What I did instead was boring. I looked at the wreck, changed one thing, and rebuilt it the next morning. Then again. Month after month. Eight years later the same habit runs ads for more than 50 businesses.

The burn isn't the failure. Stopping is. Everyone who got good at this has a 400 euro story.

FAQ

How much should I expect to spend before my campaign starts working?
Plan to treat your first few hundred euros as learning, not as a return. The exact number depends on your market, but the mindset matters more than the figure: the first spend buys you data about what people respond to, and the cost per anfrage drops as you cut what flops and feed what works.
How do I know if my campaign failed or just needs more time?
Don't judge run one as pass or fail.
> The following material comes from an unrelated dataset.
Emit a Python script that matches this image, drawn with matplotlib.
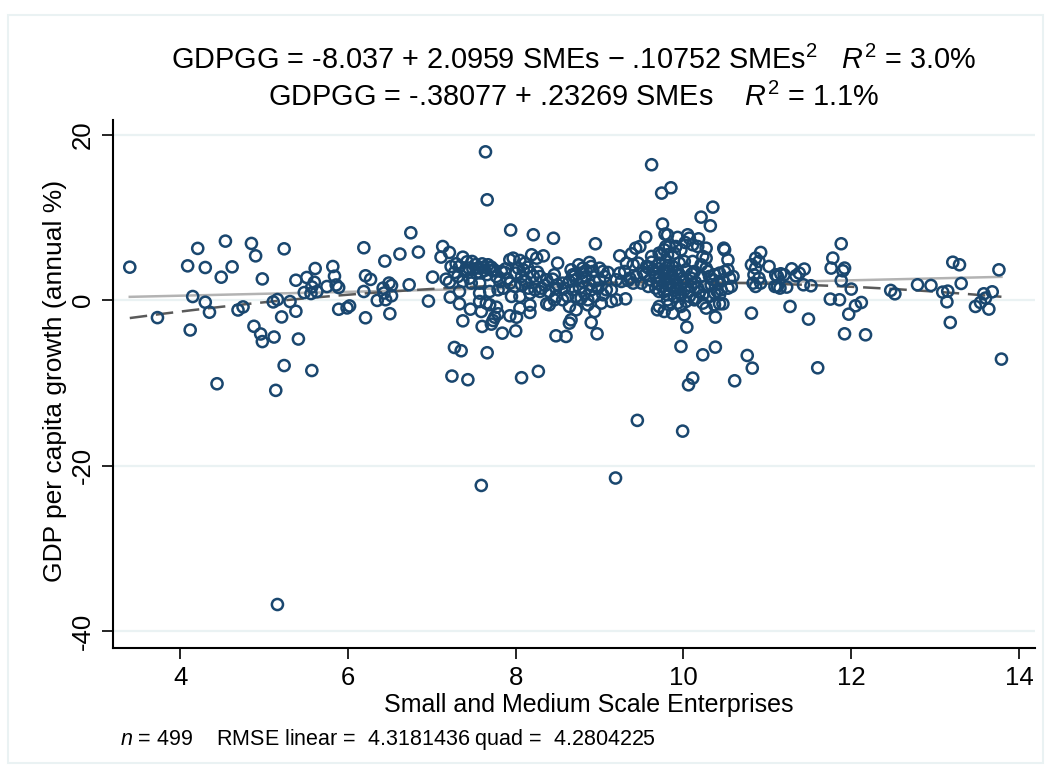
import numpy as np
import matplotlib
matplotlib.use('Agg')
from matplotlib import pyplot as plt
from matplotlib.patches import Rectangle

plt.rcParams['font.family'] = ['Liberation Sans', 'DejaVu Sans']
plt.rcParams['mathtext.fontset'] = 'custom'
plt.rcParams['mathtext.rm'] = 'Liberation Sans'
plt.rcParams['mathtext.it'] = 'Liberation Sans:italic'

# --- data (SMEs, GDP per capita growth) ---
# x from 3.4 to 6
smes_a = [3.40, 3.73, 4.09, 4.21, 4.15, 4.12, 4.30, 4.30, 4.35, 4.44, 4.54, 4.49, 4.62, 4.69, 4.75,
          4.85, 4.90, 4.98, 4.88, 4.96, 4.98, 5.12, 5.14, 5.24, 5.11, 5.16, 5.31, 5.21, 5.38, 5.38,
          5.41, 5.24, 5.57, 5.51, 5.61, 5.60, 5.57, 5.48, 5.56, 5.63, 5.75, 5.82, 5.84, 5.86, 5.89,
          5.89, 5.99, 6.02, 5.16]
gdp_a = [4.0, -2.1, 4.16, 6.27, 0.45, -3.6, 3.96, -0.24, -1.45, -10.1, 7.15, 2.79, 4.04, -1.18, -0.81,
         6.87, 5.37, 2.58, -3.15, -4.08, -5.0, -4.45, -10.9, 6.22, -0.2, 0.08, -0.16, -2.02, 2.42, -1.33,
         -4.69, -7.9, -8.5, 2.75, 3.84, 2.18, 1.61, 0.93, 0.81, 1.05, 1.66, 4.08, 2.91, 1.85, 1.54,
         -1.09, -0.93, -0.69, -36.8]

# x from 6 to 7.2 and the outliers around 7-10
smes_b = [7.64, 7.66, 6.75, 6.19, 6.62, 6.84, 6.44, 7.13, 7.11, 7.21, 7.94, 8.21, 8.45, 6.21, 6.27,
          6.19, 6.42, 6.49, 6.52, 6.43, 6.52, 6.45, 6.35, 6.73, 7.01, 6.96, 6.50, 6.21, 7.27, 7.35,
          7.24, 7.43, 7.66, 8.07, 8.27, 7.59, 9.19, 9.45, 9.99]
gdp_b = [17.95, 12.15, 8.16, 6.35, 5.59, 5.83, 4.74, 6.5, 5.22, 5.78, 8.49, 7.92, 7.5, 2.96, 2.52,
         1.06, 1.47, 2.08, 1.79, 0.87, 0.54, 0.06, -0.02, 1.87, 2.8, -0.1, -1.63, -2.12, -5.71, -6.11,
         -9.17, -9.61, -6.35, -9.37, -8.6, -22.4, -21.5, -14.53, -15.83]

# cluster from 7.2 to 8.5
smes_c = [7.37, 7.29, 7.23, 7.33, 7.42, 7.48, 7.27, 7.17, 7.21, 7.31, 7.41, 7.49, 7.53, 7.45, 7.37,
          7.47, 7.57, 7.62, 7.67, 7.71, 7.73, 7.77, 7.83, 7.87, 7.81, 7.93, 7.97, 8.05, 8.11, 8.14,
          8.19, 8.25, 8.33, 8.03, 8.09, 8.00, 8.07, 8.17, 8.26, 8.29, 8.37, 8.44, 8.50, 7.93, 7.99,
          8.07, 8.15, 8.23, 8.31, 8.40, 8.48, 7.85, 7.79, 7.33, 7.57, 7.69, 7.95, 8.05, 8.17, 8.29,
          8.48, 8.40, 8.46, 7.22, 7.33, 7.46, 7.59, 7.57, 7.65, 7.69, 7.77, 7.79, 7.75, 7.73, 7.71,
          7.37, 7.60, 7.84, 8.00, 7.93, 8.01, 8.05, 8.17, 8.17, 8.37, 8.48,
          7.55, 7.63, 7.69, 7.58, 7.66, 7.74, 7.52, 7.60, 7.44, 7.40, 7.90, 8.12, 8.21, 7.88, 8.35]
gdp_c = [5.21, 4.41, 4.08, 4.08, 4.65, 4.69, 3.36, 2.55, 2.19, 2.87, 3.68, 3.76, 3.28, 2.67, 2.27,
         2.07, 2.07, 4.0, 4.29, 4.0, 3.56, 2.87, 3.48, 3.36, 2.27, 4.89, 5.09, 4.81, 4.49, 4.0,
         5.5, 5.09, 5.37, 3.88, 3.68, 3.28, 2.87, 3.36, 3.4, 2.87, 2.47, 2.55, 4.49, 2.07, 1.67,
         1.87, 1.46, 1.26, 1.46, 1.06, 1.46, 1.46, 1.26, 1.06, 0.86, 1.06, 0.46, 0.46, 0.86, 1.06,
         0.46, -0.55, 0.05, 0.37, -0.43, -1.08, -1.36, -0.15, -0.35, -0.55, -0.84, -1.64, -2.05, -2.45, -2.89,
         -2.49, -3.17, -3.98, -3.7, -1.88, -2.05, -0.96, -0.59, -1.48, -0.43, -4.3,
         3.9, 3.6, 3.95, 3.3, 3.1, 3.7, 4.3, 4.4, 3.9, 3.5, 2.6, 2.3, 2.9, 3.8, 1.8]

# cluster from 8.5 to 9.8
smes_d = [8.95, 9.55, 9.81, 8.46, 8.66, 8.68, 8.75, 8.80, 8.78, 8.88, 8.90, 8.92, 8.84, 9.00, 9.04,
          9.10, 9.06, 9.00, 8.94, 8.88, 8.80, 8.72, 8.64, 8.56, 8.50, 8.58, 8.68, 8.76, 8.82, 8.90,
          8.98, 9.08, 9.14, 9.04, 8.94, 8.86, 8.78, 8.72, 8.62, 8.56, 8.64, 8.72, 8.86, 8.94, 9.02,
          9.14, 9.20, 9.31, 8.66, 8.64, 8.90, 8.97, 8.60, 9.24, 9.38, 9.43, 9.48, 9.62, 9.71, 9.79,
          9.32, 9.40, 9.46, 9.56, 9.64, 9.81, 9.24, 9.30, 9.20, 9.26, 9.36, 9.44, 9.54, 9.60, 9.67,
          9.81, 9.40, 9.50, 9.58, 9.67, 9.77, 9.69, 9.81, 9.62, 9.74, 9.85, 9.75, 9.69,
          9.52, 9.58, 9.65, 9.70, 9.62, 8.84, 8.70, 9.34]
gdp_d = [6.83, 7.63, 7.9, 3.08, 3.68, 3.08, 4.29, 3.88, 3.28, 4.57, 4.08, 3.48, 2.87, 3.88, 3.48,
         3.36, 2.87, 2.47, 2.27, 1.87, 2.27, 2.47, 2.27, 2.07, 1.87, 1.46, 1.26, 1.46, 0.86, 1.26,
         1.46, 1.26, 1.26, 0.66, 0.46, 0.05, 0.25, 0.46, 0.46, 0.05, -0.75, -1.16, -0.55, -1.36, -0.35,
         -0.15, 0.05, 0.17, -2.37, -2.77, -2.69, -4.06, -4.38, 5.37, 5.62, 6.3, 6.5, 5.3, 5.7, 6.5,
         4.49, 4.29, 4.49, 4.08, 3.68, 3.28, 3.28, 3.48, 2.47, 2.27, 2.67, 2.87, 3.08, 2.47, 2.87,
         1.87, 2.07, 2.07, 1.67, 1.46, 1.06, -1.16, 0.05, 16.39, 12.96, 13.6, 9.21, 2.0,
         3.4, 3.9, 3.3, 3.8, 4.6, 3.6, 2.9, 2.4]

# cluster from 9.7 to 11.1
smes_e = [10.35, 10.21, 10.32, 9.93, 10.05, 10.07, 10.18, 10.02, 10.11, 10.17, 10.27, 9.91, 9.83, 9.77,
          9.97, 9.89, 9.81, 9.73, 9.71, 9.79, 9.87, 9.95, 10.01, 10.11, 10.23, 10.27, 10.21, 10.27,
          10.29, 10.03, 10.13, 9.93, 9.83, 9.77, 9.71, 9.79, 9.89, 9.99, 10.09, 10.21, 10.31, 10.37,
          10.43, 10.49, 10.53, 10.55, 10.59, 10.47, 10.41, 10.33, 10.25, 10.17, 10.09, 10.01, 9.93,
          9.85, 9.75, 9.71, 9.81, 9.89, 9.97, 10.07, 10.15, 10.23, 10.31, 10.37, 10.45, 10.53, 10.57,
          10.49, 10.53, 10.48, 10.43, 10.23, 10.13, 10.03, 9.93, 9.83, 9.71, 9.77, 9.87, 9.97, 10.01,
          10.27, 10.37, 10.43, 10.47, 10.38, 10.04, 9.97, 10.23, 10.38, 10.11, 10.06, 10.61, 10.76,
          10.82, 10.81, 10.92, 10.86, 10.90, 10.81, 11.02, 10.86, 10.84, 10.90, 10.83, 10.92, 10.86,
          11.10, 11.12, 9.78,
          9.80, 9.86, 9.92, 10.00, 10.06, 9.84, 9.90, 9.96, 10.14, 10.19, 9.76, 9.82, 10.10, 10.35, 10.40]
gdp_e = [11.26, 10.05, 9.0, 7.6, 7.92, 7.51, 7.43, 6.99, 6.71, 6.5, 6.3, 6.5, 6.5, 6.1,
         6.1, 5.7, 5.5, 5.5, 4.49, 4.69, 4.09, 4.49, 4.69, 4.69, 5.3, 5.09, 4.29, 3.88,
         3.48, 3.68, 3.48, 3.48, 3.48, 3.28, 2.88, 2.47, 2.47, 2.67, 2.67, 2.88, 2.88, 3.08,
         3.28, 3.48, 3.68, 2.67, 2.88, 2.47, 2.07, 1.87, 1.67, 1.46, 1.67, 1.26, 1.46,
         1.67, 1.67, 1.06, 0.66, 0.46, 0.66, 0.46, 0.25, 0.66, 0.46, 0.86, 1.26, 1.46, 1.67,
         6.1, 4.89, 6.3, 0.66, -0.35, 0.05, -0.15, -0.35, -0.55, -0.75, -1.36, -1.56, -0.75, -1.76,
         -0.95, -0.55, -0.43, -0.43, -2.04, -3.25, -5.59, -6.6, -5.67, -9.42, -10.23, -9.74, -6.68,
         -8.21, -1.56, 5.78, 5.09, 4.69, 4.29, 4.09, 3.88, 3.08, 2.67, 2.07, 2.07, 1.67,
         3.08, 1.67, 8.0,
         3.9, 3.1, 2.1, 2.2, 1.0, 2.0, 1.2, 3.0, 2.2, 1.0, 3.6, 4.2, 3.2, 2.5, 1.1]

# x from 11.1 to 13.8
smes_f = [11.09, 11.15, 11.12, 11.16, 11.20, 11.23, 11.29, 11.34, 11.38, 11.44, 11.43, 11.52, 11.27,
          11.49, 11.60, 11.76, 11.78, 11.88, 11.90, 11.92, 11.88, 12.00, 11.75, 11.86, 11.97, 12.05,
          12.12, 11.92, 12.17, 12.47, 12.52, 12.79, 12.95, 13.09, 13.15, 13.14, 13.18, 13.21, 13.29,
          13.31, 13.58, 13.68, 13.60, 13.54, 13.48, 13.64, 13.76, 13.79]
gdp_f = [1.67, 1.47, 2.88, 3.2, 3.08, 1.59, 3.8, 2.96, 3.28, 3.77, 1.87, 1.75, -0.75,
         -2.28, -8.17, 3.89, 5.1, 6.83, 3.56, 3.89, 2.39, 1.35, 0.14, 0.06, -1.68, -0.67,
         -0.27, -4.06, -4.18, 1.19, 0.78, 1.87, 1.79, 0.98, 1.1, -0.19, -2.69, 4.6, 4.29,
         2.03, 0.78, 1.02, 0.26, -0.27, -0.75, -1.07, 3.68, -7.12]

smes = np.array(smes_a + smes_b + smes_c + smes_d + smes_e + smes_f)
gdp = np.array(gdp_a + gdp_b + gdp_c + gdp_d + gdp_e + gdp_f)

# fitted lines from the equations in the title
lin_coef = [-0.38077, 0.23269]
quad_coef = [-8.037, 2.0959, -0.10752]

x_ticks = [4, 6, 8, 10, 12, 14]
y_ticks = [-40, -20, 0, 20]

navy = '#1a476f'
grid_col = '#eaf2f3'

fig = plt.figure(figsize=(10.51, 7.71), dpi=100)
ax = fig.add_axes([113 / 1051, 1 - 648 / 771, (1035 - 113) / 1051, (648 - 120) / 771])

xf = np.linspace(smes.min(), smes.max(), 200)
ax.plot(xf, lin_coef[0] + lin_coef[1] * xf, color='#b3b3b3', lw=1.8, zorder=2)
ax.plot(xf, quad_coef[0] + quad_coef[1] * xf + quad_coef[2] * xf ** 2, color='#5a5a5a', lw=1.8,
        dashes=(7, 3.5), zorder=2)
ax.scatter(smes, gdp, s=64, facecolors='none', edgecolors=navy, linewidths=1.8, zorder=3)

ax.set_xlim(3.2, 14.19)
ax.set_ylim(-42.06, 21.8)
ax.set_xticks(x_ticks)
ax.set_yticks(y_ticks)
ax.set_yticklabels([str(v) for v in y_ticks], rotation=90, va='center')
ax.tick_params(axis='both', direction='out', length=8, width=1.2, labelsize=18.5, colors='black')
ax.tick_params(axis='y', pad=5)
ax.tick_params(axis='x', pad=5)
for v in y_ticks:
    ax.axhline(v, color=grid_col, lw=1.6, zorder=0)
for s in ['top', 'right']:
    ax.spines[s].set_visible(False)
for s in ['left', 'bottom']:
    ax.spines[s].set_linewidth(1.5)

fig.text(574 / 1051, 1 - 60 / 771,
         'GDPGG = -8.037 + 2.0959 SMEs \u2212 .10752 SMEs$^2$   $R^2$ = 3.0%',
         ha='center', va='center', fontsize=20.8)
fig.text(574 / 1051, 1 - 97 / 771,
         'GDPGG = -.38077 + .23269 SMEs    $R^2$ = 1.1%',
         ha='center', va='center', fontsize=20.8)
fig.text(55 / 1051, 1 - 381 / 771, 'GDP per capita growth (annual %)', rotation=90,
         ha='center', va='center', fontsize=19)
fig.text(589 / 1051, 1 - 705 / 771, 'Small and Medium Scale Enterprises',
         ha='center', va='center', fontsize=18)
fig.text(120 / 1051, 1 - 740 / 771,
         '$n$ = 499    RMSE linear =  4.3181436 quad =  4.2804225',
         ha='left', va='center', fontsize=15.5)

fig.patches.append(Rectangle((8 / 1051, 8 / 771), 1 - 16 / 1051, 1 - 23 / 771,
                             transform=fig.transFigure, fill=False, edgecolor=grid_col, lw=1.5))

fig.savefig('out.png', dpi=100)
Look at where people dropped off instead. Plenty of people saw it but nobody stopped scrolling means the image or first line is weak. People clicked but nobody filled in the form means the offer or landing page is weak. Each gap tells you the next thing to fix.
Should I change everything at once when a campaign underperforms?
No. Change one thing per version, then relaunch. If you change the image, the headline and the offer all at once, you'll never know which change actually helped. One variable at a time is slower to feel but far faster to learn from.
Why does cost per anfrage drop over time even if the platform stays the same?
Because you get better, not the platform. With each round you learn which images get ignored, which words pull people in, and who your real audience is. You cut the waste and put more budget behind what works, so the same money brings more results.
Is it worth running ads with a small budget while I'm still learning?
Yes, as long as you treat the small budget as paid feedback rather than a profit machine. Even a modest spend through a real account teaches you things no course can, because real people are reacting to your real ad. The point early on is to learn fast and cheap, not to win immediately.